Chances are that if you mention the name “Mother Teresa” to a random person, they will associate her with all manner of great and wonderful activities, such feeding the poor and aiding the sick and dying. Indeed, MT is almost universally accepted as the model of a good and selfless person. But, as with all myths, the reality is quite different and not so rosy.
Since the Vatican is about to declare Mother Teresa a “saint”, I think it’s appropriate to remind people of some unpleasant facts about her. One of MT’s earliest and harshest critics was Christopher Hitchens, who authored this article for Slate in 2003, wherein he refers to her as a “fanatic, fundamentalist, and fraud.” Here’s an excerpt:
… MT was not a friend of the poor. She was a friend of poverty. She said that suffering was a gift from God. She spent her life opposing the only known cure for poverty, which is the empowerment of women and the emancipation of them from a livestock version of compulsory reproduction. And she was a friend to the worst of the rich, taking misappropriated money from the atrocious Duvalier family in Haiti (whose rule she praised in return) and from Charles Keating of the Lincoln Savings and Loan. Where did that money, and all the other donations, go? The primitive hospice in Calcutta was as run down when she died as it always had been—she preferred California clinics when she got sick herself—and her order always refused to publish any audit. But we have her own claim that she opened 500 convents in more than a hundred countries, all bearing the name of her own order. Excuse me, but this is modesty and humility?
And if that isn’t bad enough, check out this investigation of MT and the con job of her mythology and its propagation by the Vatican from Penn & Teller’s show Bullshit (warning: some of the images are disturbing).
Last, but not least, there are critics of MT from within India, who have been demanding accountability from her organization for years.

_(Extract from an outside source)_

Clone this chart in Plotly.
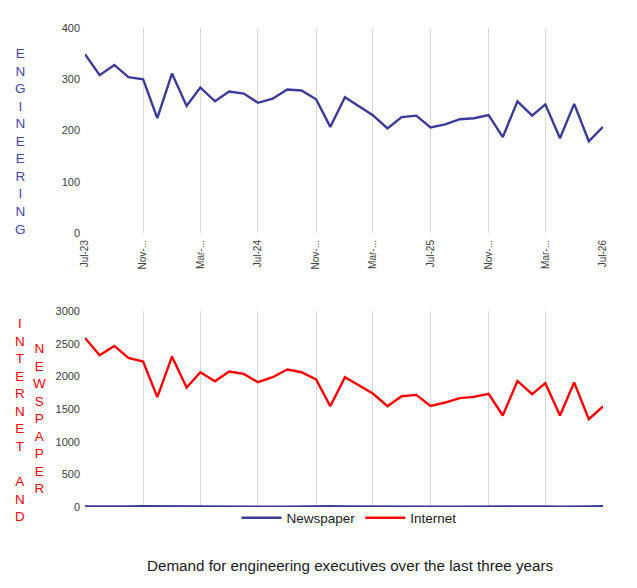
import pandas as pd
import plotly.graph_objects as go
from plotly.subplots import make_subplots

# 月次データ Jul-23 〜 Jul-26
MONTHS = pd.date_range('2023-07-01', '2026-07-01', freq='MS')

ENGINEERING = [349, 308, 328, 304, 300, 224, 311, 248, 284, 257, 276, 272, 254,
               262, 280, 278, 261, 207, 265, 247, 230, 204, 226, 229, 206, 212,
               222, 224, 230, 187, 257, 229, 251, 185, 252, 179, 207]
INTERNET = [2587, 2323, 2465, 2282, 2226, 1681, 2302, 1829, 2063, 1925, 2073, 2037, 1910,
            1986, 2104, 2063, 1954, 1543, 1986, 1859, 1737, 1543, 1696, 1716, 1548, 1599,
            1666, 1686, 1732, 1401, 1930, 1727, 1895, 1401, 1905, 1345, 1538]
NEWSPAPER = [10, 6, 4, 8, 14, 12, 10, 8, 12, 14, 10, 8, 6,
             4, 6, 10, 14, 12, 10, 8, 6, 4, 8, 10, 6, 4,
             6, 8, 10, 6, 4, 12, 8, 6, 4, 10, 12]

TICK_DATES = MONTHS[::4]
TICK_TEXT = ['Jul-23', 'Nov-...', 'Mar-...', 'Jul-24', 'Nov-...', 'Mar-...',
             'Jul-25', 'Nov-...', 'Mar-...', 'Jul-26']

ENG_LETTERS = list('ENGINEERING')
INT_LETTERS = list('INTERNET') + [' '] + list('AND')
NEWS_LETTERS = list('NEWSPAPER')

NAVY = '#3a3a98'
RED = '#ff0000'
GRID = '#d9d9d9'
FONT = 'Liberation Sans, Arial, sans-serif'

# ページの body 余白 (8px) 分を差し引いたサイズ
OFF = 8
W, H = 637 - OFF, 588 - OFF
M_L, M_T = 85 - OFF, 28 - OFF
M_R = W - (603 - OFF)
M_B = H - (507 - OFF)
PH = H - M_T - M_B
PW = W - M_L - M_R


def px_x(x):
    return (x - OFF - M_L) / PW


def px_y(y):
    return (H - M_B - (y - OFF)) / PH


fig = make_subplots(rows=2, cols=1)

fig.add_trace(go.Scatter(x=MONTHS, y=ENGINEERING, mode='lines', line=dict(color=NAVY, width=2.4),
                         showlegend=False), row=1, col=1)
fig.add_trace(go.Scatter(x=MONTHS, y=NEWSPAPER, mode='lines', line=dict(color=NAVY, width=2.4),
                         name='Newspaper'), row=2, col=1)
fig.add_trace(go.Scatter(x=MONTHS, y=INTERNET, mode='lines', line=dict(color=RED, width=2.4),
                         name='Internet'), row=2, col=1)

xrange = [MONTHS[0], MONTHS[-1]]
fig.update_xaxes(range=xrange, tickvals=TICK_DATES, showgrid=True, gridcolor=GRID, gridwidth=1,
                 zeroline=False, showline=False, ticks='', automargin=False)
fig.update_xaxes(ticktext=TICK_TEXT, tickangle=-90, tickfont=dict(size=10, color='#404040'),
                 ticklabelstandoff=4, domain=[0, 1], row=1, col=1)
fig.update_xaxes(showticklabels=False, row=2, col=1)

fig.update_yaxes(showgrid=False, zeroline=False, showline=False, ticks='', automargin=False,
                 tickfont=dict(size=11, color='#404040'), ticklabelstandoff=4)
fig.update_yaxes(range=[0, 400], tickvals=[0, 100, 200, 300, 400],
                 domain=[px_y(233), 1], row=1, col=1)
fig.update_yaxes(range=[0, 3000], tickvals=list(range(0, 3001, 500)),
                 domain=[0, px_y(311)], row=2, col=1)

# 縦書きラベル
def stacked(letters, x, y_top, color):
    fig.add_annotation(text='<br>'.join(letters), xref='paper', yref='paper',
                       x=px_x(x), y=px_y(y_top), xanchor='center', yanchor='top',
                       showarrow=False, align='center',
                       font=dict(size=13.5, color=color, family=FONT))

stacked(ENG_LETTERS, 20, 44, '#4646aa')
stacked(INT_LETTERS, 20, 314, RED)
stacked(NEWS_LETTERS, 39, 339, RED)

fig.add_annotation(text='Demand for engineering executives over the last three years',
                   xref='paper', yref='paper', x=px_x(350), y=px_y(565),
                   xanchor='center', yanchor='middle', showarrow=False,
                   font=dict(size=15.2, color='#1a1a1a', family=FONT))

fig.update_layout(width=W, height=H, paper_bgcolor='white', plot_bgcolor='white',
                  margin=dict(l=M_L, r=M_R, t=M_T, b=M_B),
                  font=dict(family=FONT),
                  legend=dict(orientation='h', x=px_x(349), xanchor='center',
                              y=px_y(518), yanchor='middle', bgcolor='rgba(0,0,0,0)',
                              font=dict(size=13.5, color='#1a1a1a'), itemwidth=40,
                              tracegroupgap=0))

fig.write_html("out.html")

One such critic is Dr. Aroup Chatterjee, who grew up in Calcutta amid MT’s organization that supposedly helped the sick and dying poor of the city. His article in the New York Times is scathing:
Over hundreds of hours of research, much of it cataloged in a book he published in 2003, Dr. Chatterjee said he found a “cult of suffering” in homes run by Mother Teresa’s organization, the Missionaries of Charity, with children tied to beds and little to comfort dying patients but aspirin.
He and others said that Mother Teresa took her adherence to frugality and simplicity in her work to extremes, allowing practices like the reuse of hypodermic needles and tolerating primitive facilities that required patients to defecate in front of one another.
Wow. That’s pretty rough stuff. It almost makes one want to question the motives of the Vatican, doesn’t it? Why would the Catholic Church create and propagate this myth of Mother Teresa, her “saintliness”, and the supposed miracles she performed? Maybe it has something to do with the institutional corruption and scandal brought on by rampant sexual abuse and related cover-ups?
Ah well, nothing like that old-time religion to distract one from some unpleasant facts.